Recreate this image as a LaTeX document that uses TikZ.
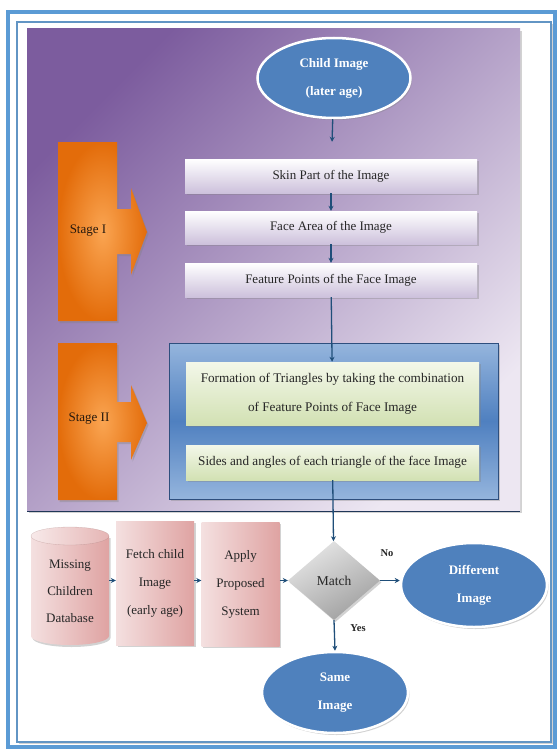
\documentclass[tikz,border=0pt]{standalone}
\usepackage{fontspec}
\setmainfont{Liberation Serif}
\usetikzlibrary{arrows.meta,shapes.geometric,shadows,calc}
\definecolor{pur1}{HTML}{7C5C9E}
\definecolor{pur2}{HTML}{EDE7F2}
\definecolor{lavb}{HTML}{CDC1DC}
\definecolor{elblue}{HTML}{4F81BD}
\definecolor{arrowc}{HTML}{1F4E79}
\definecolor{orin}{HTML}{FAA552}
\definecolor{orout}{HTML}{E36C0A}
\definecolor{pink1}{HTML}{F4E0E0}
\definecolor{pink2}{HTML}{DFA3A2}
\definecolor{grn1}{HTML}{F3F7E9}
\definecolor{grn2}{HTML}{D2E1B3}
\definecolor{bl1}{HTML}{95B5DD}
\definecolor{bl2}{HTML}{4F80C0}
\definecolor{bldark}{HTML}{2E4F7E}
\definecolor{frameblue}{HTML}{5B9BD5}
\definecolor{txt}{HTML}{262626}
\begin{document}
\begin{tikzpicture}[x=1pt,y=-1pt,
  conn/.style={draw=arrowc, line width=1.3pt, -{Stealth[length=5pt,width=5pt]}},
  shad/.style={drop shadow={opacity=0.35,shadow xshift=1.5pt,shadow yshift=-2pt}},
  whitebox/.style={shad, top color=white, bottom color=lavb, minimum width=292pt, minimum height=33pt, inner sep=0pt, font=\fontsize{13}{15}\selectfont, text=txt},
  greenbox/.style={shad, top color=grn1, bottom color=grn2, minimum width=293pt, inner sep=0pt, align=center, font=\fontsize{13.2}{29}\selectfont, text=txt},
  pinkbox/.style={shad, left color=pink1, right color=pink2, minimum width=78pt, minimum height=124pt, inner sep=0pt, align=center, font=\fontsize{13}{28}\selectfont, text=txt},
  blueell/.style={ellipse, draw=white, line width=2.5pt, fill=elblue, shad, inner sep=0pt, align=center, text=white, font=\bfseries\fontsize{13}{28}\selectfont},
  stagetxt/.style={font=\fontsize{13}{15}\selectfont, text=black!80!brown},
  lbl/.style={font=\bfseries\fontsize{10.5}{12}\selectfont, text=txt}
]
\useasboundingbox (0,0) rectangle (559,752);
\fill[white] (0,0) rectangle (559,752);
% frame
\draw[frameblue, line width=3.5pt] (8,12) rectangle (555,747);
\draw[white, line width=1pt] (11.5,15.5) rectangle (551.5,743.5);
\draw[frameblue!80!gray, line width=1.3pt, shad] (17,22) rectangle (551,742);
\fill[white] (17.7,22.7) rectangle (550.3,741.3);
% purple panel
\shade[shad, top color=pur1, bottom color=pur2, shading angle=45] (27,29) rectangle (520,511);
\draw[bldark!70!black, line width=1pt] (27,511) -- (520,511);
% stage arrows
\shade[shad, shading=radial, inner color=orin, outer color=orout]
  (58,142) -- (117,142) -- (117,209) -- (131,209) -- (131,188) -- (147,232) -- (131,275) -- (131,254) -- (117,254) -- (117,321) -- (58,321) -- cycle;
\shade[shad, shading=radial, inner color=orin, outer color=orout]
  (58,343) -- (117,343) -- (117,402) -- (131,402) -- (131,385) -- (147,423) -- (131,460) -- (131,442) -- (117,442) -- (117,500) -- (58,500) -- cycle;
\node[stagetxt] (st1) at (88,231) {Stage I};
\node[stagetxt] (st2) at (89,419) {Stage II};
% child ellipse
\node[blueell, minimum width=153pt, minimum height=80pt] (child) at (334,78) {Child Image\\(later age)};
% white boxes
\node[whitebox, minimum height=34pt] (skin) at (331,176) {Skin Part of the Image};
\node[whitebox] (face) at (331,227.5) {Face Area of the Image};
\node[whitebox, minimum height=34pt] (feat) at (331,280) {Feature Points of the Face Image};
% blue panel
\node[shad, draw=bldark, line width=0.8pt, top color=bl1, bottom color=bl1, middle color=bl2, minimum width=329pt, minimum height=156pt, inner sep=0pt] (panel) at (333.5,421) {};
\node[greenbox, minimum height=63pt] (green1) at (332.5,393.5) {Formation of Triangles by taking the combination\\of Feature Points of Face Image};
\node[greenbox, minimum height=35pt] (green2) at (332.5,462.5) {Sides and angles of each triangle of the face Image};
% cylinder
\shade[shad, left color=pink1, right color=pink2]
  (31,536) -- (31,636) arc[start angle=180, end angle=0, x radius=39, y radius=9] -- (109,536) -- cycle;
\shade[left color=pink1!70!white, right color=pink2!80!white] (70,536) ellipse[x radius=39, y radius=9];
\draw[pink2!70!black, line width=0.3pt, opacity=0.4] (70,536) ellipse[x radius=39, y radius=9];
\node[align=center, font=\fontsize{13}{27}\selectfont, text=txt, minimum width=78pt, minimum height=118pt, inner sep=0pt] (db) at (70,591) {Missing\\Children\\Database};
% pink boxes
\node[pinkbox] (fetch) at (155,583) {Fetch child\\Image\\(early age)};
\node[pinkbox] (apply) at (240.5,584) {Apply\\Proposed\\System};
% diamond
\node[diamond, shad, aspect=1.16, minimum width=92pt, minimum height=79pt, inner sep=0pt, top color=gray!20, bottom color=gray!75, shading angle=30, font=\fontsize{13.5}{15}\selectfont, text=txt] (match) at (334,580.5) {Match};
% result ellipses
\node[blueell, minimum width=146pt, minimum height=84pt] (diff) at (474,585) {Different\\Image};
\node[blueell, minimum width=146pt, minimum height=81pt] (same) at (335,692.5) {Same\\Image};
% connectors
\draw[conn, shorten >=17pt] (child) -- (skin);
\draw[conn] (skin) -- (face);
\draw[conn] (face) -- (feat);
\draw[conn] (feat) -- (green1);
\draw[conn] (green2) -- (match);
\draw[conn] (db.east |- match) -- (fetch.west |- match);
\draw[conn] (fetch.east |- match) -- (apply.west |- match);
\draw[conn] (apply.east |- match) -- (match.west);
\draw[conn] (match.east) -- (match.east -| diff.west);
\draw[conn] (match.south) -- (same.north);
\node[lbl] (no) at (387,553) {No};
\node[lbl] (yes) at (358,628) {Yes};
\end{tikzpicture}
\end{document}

.....

→ **Exercise task**
All of the data needs repeating exactly, but the pictures do not.

→ **Result for this exercise**
Recreate this image as a LaTeX document that uses TikZ.
\documentclass[tikz,border=0pt]{standalone}
\usepackage{fontspec}
\setmainfont{Liberation Serif}
\usetikzlibrary{arrows.meta,shapes.geometric,shadows,calc}
\definecolor{pur1}{HTML}{7C5C9E}
\definecolor{pur2}{HTML}{EDE7F2}
\definecolor{lavb}{HTML}{CDC1DC}
\definecolor{elblue}{HTML}{4F81BD}
\definecolor{arrowc}{HTML}{1F4E79}
\definecolor{orin}{HTML}{FAA552}
\definecolor{orout}{HTML}{E36C0A}
\definecolor{pink1}{HTML}{F4E0E0}
\definecolor{pink2}{HTML}{DFA3A2}
\definecolor{grn1}{HTML}{F3F7E9}
\definecolor{grn2}{HTML}{D2E1B3}
\definecolor{bl1}{HTML}{95B5DD}
\definecolor{bl2}{HTML}{4F80C0}
\definecolor{bldark}{HTML}{2E4F7E}
\definecolor{frameblue}{HTML}{5B9BD5}
\definecolor{txt}{HTML}{262626}
\begin{document}
\begin{tikzpicture}[x=1pt,y=-1pt,
  conn/.style={draw=arrowc, line width=1.3pt, -{Stealth[length=5pt,width=5pt]}},
  shad/.style={drop shadow={opacity=0.35,shadow xshift=1.5pt,shadow yshift=-2pt}},
  whitebox/.style={shad, top color=white, bottom color=lavb, minimum width=292pt, minimum height=33pt, inner sep=0pt, font=\fontsize{13}{15}\selectfont, text=txt},
  greenbox/.style={shad, top color=grn1, bottom color=grn2, minimum width=293pt, inner sep=0pt, align=center, font=\fontsize{13.2}{29}\selectfont, text=txt},
  pinkbox/.style={shad, left color=pink1, right color=pink2, minimum width=78pt, minimum height=124pt, inner sep=0pt, align=center, font=\fontsize{13}{28}\selectfont, text=txt},
  blueell/.style={ellipse, draw=white, line width=2.5pt, fill=elblue, shad, inner sep=0pt, align=center, text=white, font=\bfseries\fontsize{13}{28}\selectfont},
  stagetxt/.style={font=\fontsize{13}{15}\selectfont, text=black!80!brown},
  lbl/.style={font=\bfseries\fontsize{10.5}{12}\selectfont, text=txt}
]
\useasboundingbox (0,0) rectangle (559,752);
\fill[white] (0,0) rectangle (559,752);
% frame
\draw[frameblue, line width=3.5pt] (8,12) rectangle (555,747);
\draw[white, line width=1pt] (11.5,15.5) rectangle (551.5,743.5);
\draw[frameblue!80!gray, line width=1.3pt, shad] (17,22) rectangle (551,742);
\fill[white] (17.7,22.7) rectangle (550.3,741.3);
% purple panel
\shade[shad, top color=pur1, bottom color=pur2, shading angle=45] (27,29) rectangle (520,511);
\draw[bldark!70!black, line width=1pt] (27,511) -- (520,511);
% stage arrows
\shade[shad, shading=radial, inner color=orin, outer color=orout]
  (58,142) -- (117,142) -- (117,209) -- (131,209) -- (131,188) -- (147,232) -- (131,275) -- (131,254) -- (117,254) -- (117,321) -- (58,321) -- cycle;
\shade[shad, shading=radial, inner color=orin, outer color=orout]
  (58,343) -- (117,343) -- (117,402) -- (131,402) -- (131,385) -- (147,423) -- (131,460) -- (131,442) -- (117,442) -- (117,500) -- (58,500) -- cycle;
\node[stagetxt] (st1) at (88,231) {Stage I};
\node[stagetxt] (st2) at (89,419) {Stage II};
% child ellipse
\node[blueell, minimum width=153pt, minimum height=80pt] (child) at (334,78) {Child Image\\(later age)};
% white boxes
\node[whitebox, minimum height=34pt] (skin) at (331,176) {Skin Part of the Image};
\node[whitebox] (face) at (331,227.5) {Face Area of the Image};
\node[whitebox, minimum height=34pt] (feat) at (331,280) {Feature Points of the Face Image};
% blue panel
\node[shad, draw=bldark, line width=0.8pt, top color=bl1, bottom color=bl1, middle color=bl2, minimum width=329pt, minimum height=156pt, inner sep=0pt] (panel) at (333.5,421) {};
\node[greenbox, minimum height=63pt] (green1) at (332.5,393.5) {Formation of Triangles by taking the combination\\of Feature Points of Face Image};
\node[greenbox, minimum height=35pt] (green2) at (332.5,462.5) {Sides and angles of each triangle of the face Image};
% cylinder
\shade[shad, left color=pink1, right color=pink2]
  (31,536) -- (31,636) arc[start angle=180, end angle=0, x radius=39, y radius=9] -- (109,536) -- cycle;
\shade[left color=pink1!70!white, right color=pink2!80!white] (70,536) ellipse[x radius=39, y radius=9];
\draw[pink2!70!black, line width=0.3pt, opacity=0.4] (70,536) ellipse[x radius=39, y radius=9];
\node[align=center, font=\fontsize{13}{27}\selectfont, text=txt, minimum width=78pt, minimum height=118pt, inner sep=0pt] (db) at (70,591) {Missing\\Children\\Database};
% pink boxes
\node[pinkbox] (fetch) at (155,583) {Fetch child\\Image\\(early age)};
\node[pinkbox] (apply) at (240.5,584) {Apply\\Proposed\\System};
% diamond
\node[diamond, shad, aspect=1.16, minimum width=92pt, minimum height=79pt, inner sep=0pt, top color=gray!20, bottom color=gray!75, shading angle=30, font=\fontsize{13.5}{15}\selectfont, text=txt] (match) at (334,580.5) {Match};
% result ellipses
\node[blueell, minimum width=146pt, minimum height=84pt] (diff) at (474,585) {Different\\Image};
\node[blueell, minimum width=146pt, minimum height=81pt] (same) at (335,692.5) {Same\\Image};
% connectors
\draw[conn, shorten >=17pt] (child) -- (skin);
\draw[conn] (skin) -- (face);
\draw[conn] (face) -- (feat);
\draw[conn] (feat) -- (green1);
\draw[conn] (green2) -- (match);
\draw[conn] (db.east |- match) -- (fetch.west |- match);
\draw[conn] (fetch.east |- match) -- (apply.west |- match);
\draw[conn] (apply.east |- match) -- (match.west);
\draw[conn] (match.east) -- (match.east -| diff.west);
\draw[conn] (match.south) -- (same.north);
\node[lbl] (no) at (387,553) {No};
\node[lbl] (yes) at (358,628) {Yes};
\end{tikzpicture}
\end{document}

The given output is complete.